When Fox Television launched the Saturday morning cartoon series “Super Dave: Daredevil for Hire” in 1992, some viewers took issue with the animated version of Fuji, which Irizawa voiced.

Kenyon Chan, an Asian-American child psychologist and member of the Fox Children’s Network advisory board, said the sketches were uncomfortably close to caricatures of Japanese people in Second World War cartoons.

In a letter to Fox executives, quoted in the Los Angeles Times, Chan detailed his problems with Fuji’s illustrated appearance, which included a protruding lip, “slit eyes” behind enormous glasses and a heavy Japanese accent that evoked the “worst stereotypes I have ever seen in the media.”

Fox responded by working with Irizawa to film live-action sequences that opened each episode, an attempt to humanize the character. But the animated series was not renewed for a second season.
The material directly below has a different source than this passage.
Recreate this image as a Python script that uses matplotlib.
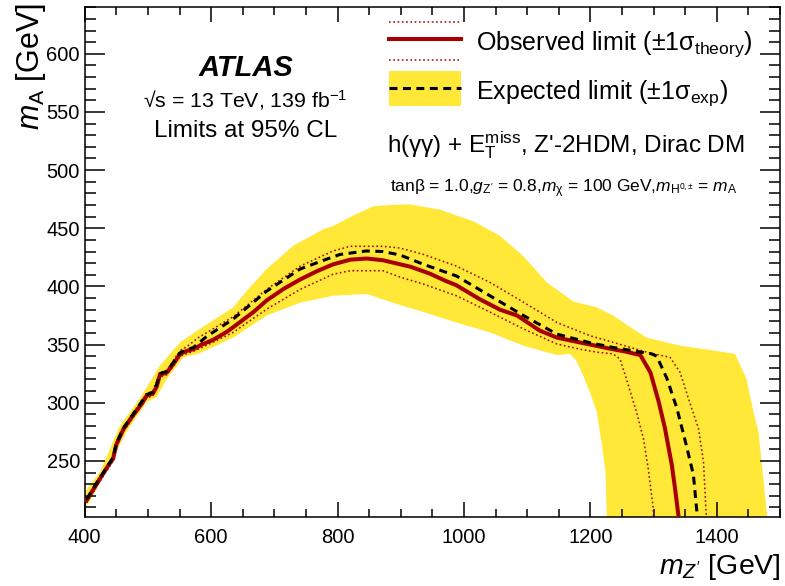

Irizawa continued to play Fuji in the years that followed, appearing in the live-action “Super Dave” show until it ended in 1999. He returned for the straight-to-video movie “The Extreme Adventures of Super Dave” a year later.

He also played small roles in a number of other Canada-shot films, including ski comedy “Out Cold,” and live-action versions of “Dudley Do-Right” and “Mr. Magoo,” but largely retired from the industry.

Friends and family know Irizawa for what he achieved outside of television.

He loved the outdoors, delighted in jazz — once planning to open his own jazz bar — and owned an extensive smoking pipe collection, with one often dangling from his mouth as he challenged pals to a game of poker.

Irizawa had three children, two sons and Nishidera, with his ex-wife, Edith. And while the couple legally separated, they maintained a close friendship and lived together in their later years.

“My mom and my dad went through difficult times, but I guess at heart they were always the best of friends,” recalled Nishidera.

“He had two sons, and so (mine) was a special bond. I was his little bear – he called me bear growing up. And the life lessons he taught, they did stick with me.

“He was all about living life to the fullest.”